Residents and businesses are worried about a large redevelopment of Hanway Street and Oxford Street.

Residents and businesses around Hanway Street are worried about a planning application recently made to Westminster Council for the demolition of parts of 26 – 44 Oxford Street and permission to build a new seven storey building backing on to Hanway Street. They fear the negative impact on the close community of small businesses and an overdevelopment in such a small street. Jeremy Thomas of the Recorded Picture Company fears another two years’ noise pollution and disruption after the works on the Primark store which only finished earlier this year. “My business suffered during the last development, we endured two years of intolerable disturbance,” he said.

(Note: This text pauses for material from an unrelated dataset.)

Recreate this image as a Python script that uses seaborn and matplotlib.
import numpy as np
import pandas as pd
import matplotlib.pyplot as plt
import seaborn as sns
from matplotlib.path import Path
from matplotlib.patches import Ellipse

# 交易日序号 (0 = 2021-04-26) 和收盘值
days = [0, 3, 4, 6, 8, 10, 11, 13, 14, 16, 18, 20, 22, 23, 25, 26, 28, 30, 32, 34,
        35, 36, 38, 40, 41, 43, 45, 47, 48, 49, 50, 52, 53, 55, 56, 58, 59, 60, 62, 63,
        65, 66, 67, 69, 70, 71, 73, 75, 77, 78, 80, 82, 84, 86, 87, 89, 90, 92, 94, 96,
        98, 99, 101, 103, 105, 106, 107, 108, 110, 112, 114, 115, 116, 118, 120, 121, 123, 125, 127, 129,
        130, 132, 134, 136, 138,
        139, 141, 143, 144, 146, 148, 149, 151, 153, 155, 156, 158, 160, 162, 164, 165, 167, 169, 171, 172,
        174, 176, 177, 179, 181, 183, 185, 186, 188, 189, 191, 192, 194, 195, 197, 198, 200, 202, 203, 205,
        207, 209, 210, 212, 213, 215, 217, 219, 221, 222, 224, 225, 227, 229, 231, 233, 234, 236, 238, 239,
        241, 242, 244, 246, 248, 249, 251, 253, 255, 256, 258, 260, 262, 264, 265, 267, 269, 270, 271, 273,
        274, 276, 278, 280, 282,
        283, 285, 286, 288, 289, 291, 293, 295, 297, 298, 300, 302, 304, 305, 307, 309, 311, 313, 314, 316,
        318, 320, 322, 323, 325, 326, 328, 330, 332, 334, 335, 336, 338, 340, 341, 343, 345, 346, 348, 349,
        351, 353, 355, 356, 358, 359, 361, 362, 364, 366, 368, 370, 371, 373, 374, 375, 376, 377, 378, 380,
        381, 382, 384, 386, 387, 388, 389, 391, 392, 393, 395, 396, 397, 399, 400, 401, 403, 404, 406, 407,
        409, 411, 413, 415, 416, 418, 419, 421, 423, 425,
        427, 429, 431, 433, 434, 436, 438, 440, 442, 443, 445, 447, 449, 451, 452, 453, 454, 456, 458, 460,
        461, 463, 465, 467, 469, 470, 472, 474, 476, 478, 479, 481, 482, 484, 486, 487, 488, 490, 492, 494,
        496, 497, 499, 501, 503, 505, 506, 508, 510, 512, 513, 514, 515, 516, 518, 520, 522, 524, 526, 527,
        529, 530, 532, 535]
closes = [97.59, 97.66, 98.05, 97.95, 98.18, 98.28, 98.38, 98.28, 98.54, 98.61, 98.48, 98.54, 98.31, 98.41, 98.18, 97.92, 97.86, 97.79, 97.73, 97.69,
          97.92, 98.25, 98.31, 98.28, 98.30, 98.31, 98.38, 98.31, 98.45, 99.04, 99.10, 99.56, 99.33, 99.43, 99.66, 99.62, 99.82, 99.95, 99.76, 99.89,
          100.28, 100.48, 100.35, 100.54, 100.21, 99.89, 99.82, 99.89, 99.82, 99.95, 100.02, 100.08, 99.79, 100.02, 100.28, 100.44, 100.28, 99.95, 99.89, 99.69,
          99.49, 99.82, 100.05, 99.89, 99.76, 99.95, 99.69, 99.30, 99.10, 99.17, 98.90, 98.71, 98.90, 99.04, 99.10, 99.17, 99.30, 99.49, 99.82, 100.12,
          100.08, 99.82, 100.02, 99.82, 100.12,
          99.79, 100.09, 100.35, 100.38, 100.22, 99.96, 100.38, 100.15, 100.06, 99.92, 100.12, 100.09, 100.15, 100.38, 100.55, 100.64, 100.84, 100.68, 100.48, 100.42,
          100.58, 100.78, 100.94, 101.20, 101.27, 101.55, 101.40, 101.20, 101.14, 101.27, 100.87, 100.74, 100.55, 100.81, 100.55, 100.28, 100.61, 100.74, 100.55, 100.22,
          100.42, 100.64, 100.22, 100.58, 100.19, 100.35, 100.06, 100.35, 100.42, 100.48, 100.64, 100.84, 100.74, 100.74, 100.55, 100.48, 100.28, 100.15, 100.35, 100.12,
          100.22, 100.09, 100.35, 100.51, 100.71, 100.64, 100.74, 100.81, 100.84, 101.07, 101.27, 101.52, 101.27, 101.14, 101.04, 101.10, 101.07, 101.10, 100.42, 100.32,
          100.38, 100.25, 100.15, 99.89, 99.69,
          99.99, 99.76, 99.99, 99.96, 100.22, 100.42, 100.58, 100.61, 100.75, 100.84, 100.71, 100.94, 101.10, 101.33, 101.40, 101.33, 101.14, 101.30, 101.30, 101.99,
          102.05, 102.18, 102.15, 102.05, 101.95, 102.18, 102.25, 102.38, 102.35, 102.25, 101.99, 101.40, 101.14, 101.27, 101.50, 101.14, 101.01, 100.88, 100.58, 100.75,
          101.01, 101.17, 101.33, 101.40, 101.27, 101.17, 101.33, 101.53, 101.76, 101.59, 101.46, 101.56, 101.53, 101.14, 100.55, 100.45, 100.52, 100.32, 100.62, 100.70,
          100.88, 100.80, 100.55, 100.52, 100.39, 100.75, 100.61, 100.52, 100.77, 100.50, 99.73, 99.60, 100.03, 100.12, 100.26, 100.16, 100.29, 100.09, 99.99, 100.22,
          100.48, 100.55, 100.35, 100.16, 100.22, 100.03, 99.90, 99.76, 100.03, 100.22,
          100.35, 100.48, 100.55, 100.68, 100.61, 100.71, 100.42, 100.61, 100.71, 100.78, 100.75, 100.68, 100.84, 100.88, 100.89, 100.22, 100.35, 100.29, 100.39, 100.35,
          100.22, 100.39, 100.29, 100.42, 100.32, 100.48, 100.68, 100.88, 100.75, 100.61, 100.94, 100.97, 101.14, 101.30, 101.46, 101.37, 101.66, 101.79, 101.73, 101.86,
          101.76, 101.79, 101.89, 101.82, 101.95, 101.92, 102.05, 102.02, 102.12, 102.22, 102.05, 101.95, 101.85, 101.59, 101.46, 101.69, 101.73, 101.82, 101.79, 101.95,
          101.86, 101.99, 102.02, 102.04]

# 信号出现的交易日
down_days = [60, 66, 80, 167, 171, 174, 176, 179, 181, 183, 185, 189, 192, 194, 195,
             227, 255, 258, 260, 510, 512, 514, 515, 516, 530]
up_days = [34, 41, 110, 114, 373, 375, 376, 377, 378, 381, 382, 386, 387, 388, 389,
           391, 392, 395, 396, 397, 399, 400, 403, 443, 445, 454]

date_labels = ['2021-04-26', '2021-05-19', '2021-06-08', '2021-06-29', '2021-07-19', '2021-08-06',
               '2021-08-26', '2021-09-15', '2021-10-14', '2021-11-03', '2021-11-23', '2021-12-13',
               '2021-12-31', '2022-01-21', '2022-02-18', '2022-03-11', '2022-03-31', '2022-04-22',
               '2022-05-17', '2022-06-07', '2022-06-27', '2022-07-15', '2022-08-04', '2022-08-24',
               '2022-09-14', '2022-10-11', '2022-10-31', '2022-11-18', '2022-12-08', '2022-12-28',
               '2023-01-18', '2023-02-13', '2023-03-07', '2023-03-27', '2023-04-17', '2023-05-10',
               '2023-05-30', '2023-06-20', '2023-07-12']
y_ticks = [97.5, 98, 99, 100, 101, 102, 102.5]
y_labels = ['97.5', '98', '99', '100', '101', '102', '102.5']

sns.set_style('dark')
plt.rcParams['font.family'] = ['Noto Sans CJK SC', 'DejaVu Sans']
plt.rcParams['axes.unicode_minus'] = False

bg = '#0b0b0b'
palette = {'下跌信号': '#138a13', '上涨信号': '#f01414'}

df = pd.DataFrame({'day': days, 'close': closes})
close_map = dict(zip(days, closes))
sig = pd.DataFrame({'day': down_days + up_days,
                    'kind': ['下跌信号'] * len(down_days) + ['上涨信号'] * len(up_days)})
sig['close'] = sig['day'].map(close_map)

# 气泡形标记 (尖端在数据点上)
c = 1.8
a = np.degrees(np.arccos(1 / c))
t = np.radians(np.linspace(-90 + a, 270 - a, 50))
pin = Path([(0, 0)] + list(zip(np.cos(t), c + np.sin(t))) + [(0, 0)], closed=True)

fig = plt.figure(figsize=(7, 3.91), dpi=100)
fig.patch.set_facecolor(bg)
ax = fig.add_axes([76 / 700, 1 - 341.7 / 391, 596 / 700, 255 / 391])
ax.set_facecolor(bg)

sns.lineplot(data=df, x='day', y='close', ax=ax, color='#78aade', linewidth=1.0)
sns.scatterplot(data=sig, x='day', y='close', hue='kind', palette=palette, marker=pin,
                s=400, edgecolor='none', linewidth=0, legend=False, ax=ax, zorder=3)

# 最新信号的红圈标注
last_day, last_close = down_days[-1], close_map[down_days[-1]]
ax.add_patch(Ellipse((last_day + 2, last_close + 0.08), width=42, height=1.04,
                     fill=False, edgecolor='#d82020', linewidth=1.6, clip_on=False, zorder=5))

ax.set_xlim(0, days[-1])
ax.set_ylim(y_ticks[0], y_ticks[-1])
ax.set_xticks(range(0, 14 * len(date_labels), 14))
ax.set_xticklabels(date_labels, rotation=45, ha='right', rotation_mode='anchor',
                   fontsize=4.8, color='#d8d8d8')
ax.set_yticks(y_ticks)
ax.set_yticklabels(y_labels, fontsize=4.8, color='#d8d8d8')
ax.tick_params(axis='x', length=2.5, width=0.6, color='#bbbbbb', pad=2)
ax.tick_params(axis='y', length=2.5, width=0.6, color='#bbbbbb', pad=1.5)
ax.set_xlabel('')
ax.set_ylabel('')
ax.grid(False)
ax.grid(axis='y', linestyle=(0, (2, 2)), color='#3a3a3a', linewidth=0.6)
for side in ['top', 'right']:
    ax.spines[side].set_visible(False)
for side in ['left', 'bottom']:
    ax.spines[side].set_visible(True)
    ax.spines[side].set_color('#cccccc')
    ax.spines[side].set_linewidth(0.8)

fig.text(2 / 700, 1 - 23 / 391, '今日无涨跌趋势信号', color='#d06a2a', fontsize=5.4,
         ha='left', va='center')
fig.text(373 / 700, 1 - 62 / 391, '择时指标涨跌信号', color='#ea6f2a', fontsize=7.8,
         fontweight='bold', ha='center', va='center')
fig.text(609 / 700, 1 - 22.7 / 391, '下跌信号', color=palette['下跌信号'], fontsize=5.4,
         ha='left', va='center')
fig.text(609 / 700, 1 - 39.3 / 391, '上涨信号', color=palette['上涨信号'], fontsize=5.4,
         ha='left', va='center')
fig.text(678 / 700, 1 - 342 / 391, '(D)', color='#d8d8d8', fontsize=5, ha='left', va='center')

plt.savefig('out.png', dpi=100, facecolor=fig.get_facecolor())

“Our tiny street was used to service all works. As a consequence we suffered continuous  noise and dust pollution, limited access and sometimes full closure to our street causing total disruption. We lost staff. Dust carts could not gain entry, rubbish piled up and vermin abounded. We had to put up with aggressive and unsympathetic workers for two years. No one would help us despite paying incredibly high business rates for years. Hanway Street is a conservation area. This tiny  working street is the sole access for all demolition and construction. If the developers are given the go ahead  we need an enforceable commitment that the street will not be closed. Our access needs to be maintained. It could ultimately force businesses, small independent shops and restaurants to close in a time of recession,” he told Fitzrovia News.

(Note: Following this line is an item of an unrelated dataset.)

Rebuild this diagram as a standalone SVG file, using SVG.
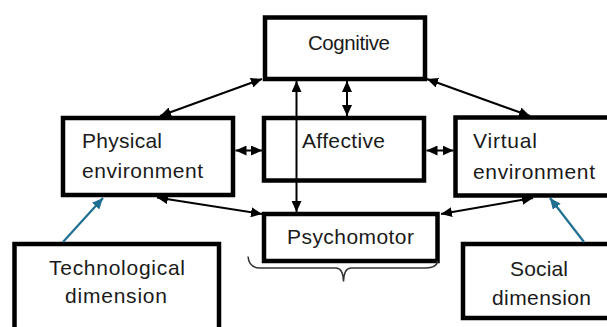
<svg xmlns="http://www.w3.org/2000/svg" width="607" height="327" viewBox="0 0 607 327">
<style>
.box{fill:#fff;stroke:#000;stroke-width:4.5}
.lbl{font-family:"Liberation Sans",Arial,sans-serif;font-size:21px;fill:#1a1a1a}
.c{stroke:#000;stroke-width:2;fill:none}
.b{stroke:#1f6f92;stroke-width:2.2;fill:none}
</style>
<defs>
<marker id="ah" markerUnits="userSpaceOnUse" markerWidth="12" markerHeight="10" refX="11" refY="5" orient="auto-start-reverse">
<path d="M0,0 L11,5 L0,10 Z" fill="#000"/>
</marker>
<marker id="bh" markerUnits="userSpaceOnUse" markerWidth="12" markerHeight="10" refX="11" refY="5" orient="auto">
<path d="M0,0 L11,5 L0,10 Z" fill="#1f6f92"/>
</marker>
</defs>
<rect width="607" height="327" fill="#fff"/>
<g id="cognitive">
<rect class="box" x="265" y="17.5" width="160" height="61.5"/>
<text class="lbl" x="308" y="49.5" style="font-size:20.5px" textLength="82">Cognitive</text>
</g>
<g id="physical">
<rect class="box" x="63" y="118" width="170" height="77"/>
<text class="lbl" x="82" y="148" textLength="80">Physical</text>
<text class="lbl" x="82" y="178" textLength="121">environment</text>
</g>
<g id="affective">
<rect class="box" x="264" y="118" width="160" height="62.5"/>
<text class="lbl" x="302" y="148" textLength="83">Affective</text>
</g>
<g id="virtual">
<rect class="box" x="455.5" y="117.5" width="160" height="78"/>
<text class="lbl" x="473" y="148" textLength="64">Virtual</text>
<text class="lbl" x="473" y="179" textLength="122">environment</text>
</g>
<g id="psychomotor">
<rect class="box" x="264" y="214" width="173.5" height="47"/>
<text class="lbl" x="287" y="244" textLength="127">Psychomotor</text>
</g>
<g id="technological">
<rect class="box" x="14.5" y="244" width="204.5" height="100"/>
<text class="lbl" x="49" y="275" textLength="136">Technological</text>
<text class="lbl" x="65" y="303" textLength="102">dimension</text>
</g>
<g id="social">
<rect class="box" x="463" y="244" width="160" height="74"/>
<text class="lbl" x="510" y="276" textLength="58">Social</text>
<text class="lbl" x="492" y="305" textLength="99">dimension</text>
</g>
<g id="brace">
<path d="M248,256.5 Q249,268 260,268 L336,268 Q343,268 343.5,281.5 Q344,268 351,268 L426,268 Q436,268 438,261" fill="none" stroke="#333" stroke-width="1.5"/>
</g>
<g id="connectors">
<line class="c" x1="160" y1="116" x2="262" y2="79" marker-start="url(#ah)" marker-end="url(#ah)"/>
<line class="c" x1="427" y1="79" x2="530" y2="116" marker-start="url(#ah)" marker-end="url(#ah)"/>
<line class="c" x1="347" y1="81" x2="347" y2="116" marker-start="url(#ah)" marker-end="url(#ah)"/>
<line class="c" x1="296.5" y1="81" x2="296.5" y2="212" marker-start="url(#ah)" marker-end="url(#ah)"/>
<line class="c" x1="235.5" y1="150.5" x2="262" y2="150.5" marker-start="url(#ah)" marker-end="url(#ah)"/>
<line class="c" x1="426.5" y1="150.5" x2="453.5" y2="150.5" marker-start="url(#ah)" marker-end="url(#ah)"/>
<line class="c" x1="157" y1="197.5" x2="262" y2="214" marker-start="url(#ah)" marker-end="url(#ah)"/>
<line class="c" x1="441" y1="214" x2="533" y2="198" marker-start="url(#ah)" marker-end="url(#ah)"/>
<line class="b" x1="63" y1="242" x2="103" y2="198" marker-end="url(#bh)"/>
<line class="b" x1="584" y1="242" x2="550" y2="198" marker-end="url(#bh)"/>
</g>
</svg>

Tim Derbyshire runs “On The Beat” records at number 22 , one of the last independent record shops in London. “Hanway Street cannot withstand any more pressures or setbacks,” he said. “I was nearly driven out of the street and out of business  by the demolition of the Virgin Megastore interior and the construction of the Primark store.

“I lost business and passing trade because the street was continually blocked, closed, rubbish strewn, smelly and rat infested. The site workmen were rude and obstructive.

“Despite paying high rates we were never compensated in any way for the losses to our business. We have only just returned to normal and now it all starts again

“My livelihood and health are at stake. This development is likely to finally kill off Hanway Street which it so nearly did recently.”

Camden Council’s planning committee have been asked by Westminster Council to give their views on the development as the site runs along the borough boundary. Camden’s planners are recommending objection to Oriana’s Oxford Street and Hanway Street redevelopment. In a report which Camden’s planners will respond to on Thursday officers are recommending the development control committee object to the proposals

It is acknowledged that the proposed development would increase the vitality and  improve the appearance of this part of Oxford Street however; officers are concerned that the proposal could adversely impact on the character of Hanway Street which forms an integral part of its designation as a Conservation Area.
Objection is raised on this basis. The Council would encourage revisions to the development to include the provision of smaller shop units for independent retail
occupiers onto Hanway Street which would conform to the organic secluded quality of the conservation area.

The proposal would potentially have a significant impact on the highway network in terms of servicing and construction. The Council is not satisfied that this impact has
been fully investigated and the possible impacts upon traffic flow, congestion and safety have not been addressed with appropriate mitigation measures.

Westminster Council will make a decision on the planning application in early 2013.

Last year plans for a new Primark Store raised the concerns of local people and attracted wider concern. Despite objections planning permission was given by both Camden and Westminster councils and a new service entrance was created in Hanway Street where large lorries make deliveries.